In a land where roads have no names and buildings are numbered chronologically instead of geographically, the beautiful hand-drawn maps are labelled with landmarks (e.g. convenience stores) to help readers find the restaurants easily. Each area has a short write-up of interesting sights and activities, accompanied by a poem that encaptures the spirit of that area.
I designed my travel guide to aid both first-time visitors and seasoned travellers on their journey in Tokyo. Starting off, I would ask friends living in Japan for recommendations and trawl through Japanese food websites for restaurants which look promising. As I shortlist the restaurants, I would keep in mind what kinds of food that district is well known for. For example, Asakusa is well known for Tenpura, and Jiyugaoka is famous for her patisseries.

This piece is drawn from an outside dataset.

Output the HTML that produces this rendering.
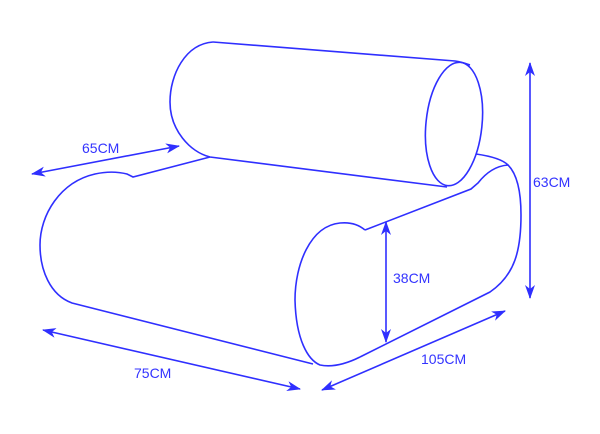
<!DOCTYPE html>
<html><head><meta charset="utf-8"><style>
html,body{margin:0;padding:0;background:#fff;width:600px;height:434px;overflow:hidden}
svg{display:block}
text{font-family:"Liberation Sans",sans-serif;font-size:14px;fill:#3333ff}
</style></head><body>
<svg width="600" height="434" viewBox="0 0 600 434">
<defs>
<marker id="a" markerWidth="14" markerHeight="10" refX="13" refY="5" orient="auto" markerUnits="userSpaceOnUse">
<path d="M0,0 L14,5 L0,10 L4,5 Z" fill="#2f2fff"/>
</marker>
<marker id="b" markerWidth="14" markerHeight="10" refX="1" refY="5" orient="auto" markerUnits="userSpaceOnUse">
<path d="M14,0 L0,5 L14,10 L10,5 Z" fill="#2f2fff"/>
</marker>
</defs>
<g fill="none" stroke="#2f2fff" stroke-width="1.6">
<!-- bolster -->
<path d="M213,42 L455,61 C462,62 467,64 470,65"/>
<path d="M213,42 C185,44 170,75 170,102 C170,130 190,152 210,157 L447,187"/>
<ellipse cx="454" cy="124" rx="28" ry="62" transform="rotate(6 454 124)"/>
<!-- seat back line -->
<path d="M210,157 L133,177 L127,174 C115,171 104,172 95,174 C60,182 40,215 40,245 C40,270 50,295 72,303 L313,364"/>
<!-- right side -->
<path d="M476,154 C490,156 502,159 508,165 C518,175 521,195 521,215 C521,250 515,275 490,292 L360,357"/>
<path d="M508,165 C495,166 485,174 478,183 L471,189 L365,230"/>
<!-- front arm face -->
<path d="M365,230 C358,224 350,222 340,223 C310,226 295,265 295,300 C296,340 308,360 320,365 C335,368 350,362 360,357"/>
<!-- dimension arrows -->
<line x1="32" y1="174" x2="179" y2="146" marker-start="url(#b)" marker-end="url(#a)"/>
<line x1="43" y1="330" x2="300" y2="389" marker-start="url(#b)" marker-end="url(#a)"/>
<line x1="322" y1="390" x2="505" y2="311" marker-start="url(#b)" marker-end="url(#a)"/>
<line x1="386" y1="222" x2="386" y2="342" marker-start="url(#b)" marker-end="url(#a)"/>
<line x1="530" y1="63" x2="530" y2="298" marker-start="url(#b)" marker-end="url(#a)"/>
</g>
<text x="82" y="153">65CM</text>
<text x="134" y="378">75CM</text>
<text x="421" y="364">105CM</text>
<text x="393" y="283">38CM</text>
<text x="533" y="187">63CM</text>
</svg>
</body></html>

I also give special attention to hidden gems like hole-in-the-wall restaurants which are not known to the international crowd. The other criteria for the restaurants is that they have to fall within the areas which tourists commonly visit. The concept is that one should not have to travel out of their way to eat. There is good food everywhere. The main question is ‘Where?’. Finally, after dining at the restaurants I have shortlisted, I would write up on the ones that I would want to return to again.
My favourite foodie area in Tokyo is Jiyugaoka, a trendy and laidback district which has a number of amazing patisseries. “Paris S’eveille” is the brainchild of Pastry Chef Yoshiaki Kaneko who honed his skills in some of the best restaurants in France. Chef Yoshiaki’s creations are creative. The last cake I had there was a dome-shaped pear jelly cake, whose centre is filled with creamy-smooth custard filling, sitting on a base of sponge cake.
On the northern end, one can relax at “Mont St Claire” which was opened by Hironobu Tsujiguchi, a young patissier who is decorated with many awards. One of the popular choices amongst the many local patrons is “C’est La Vie” – a refreshing white chocolate mousse cake. Whenever I visit Jiyugaoka, I have got to visit them.
My favourite dish in Kyoto is Tofu. It is calms the palate, much like the meditative scenery that envelopes the temples. On days where I want something deeply savourly which goes well with a glass of ice-cold draft beer, I would hunt for Osaka’s signature Kushikatsu, and Okonomiyaki. Between Osaka-style or Hiroshima-style, I prefer the former. There is something primal about its preparation which appeals to me.
Lately, I have been travelling outside of cities, discovering beautiful scenery while sussing out local delicacies. It has been an exhilarating adventure so far. If you have the chance, rent a car, and zip off into that unforgettable journey of your life.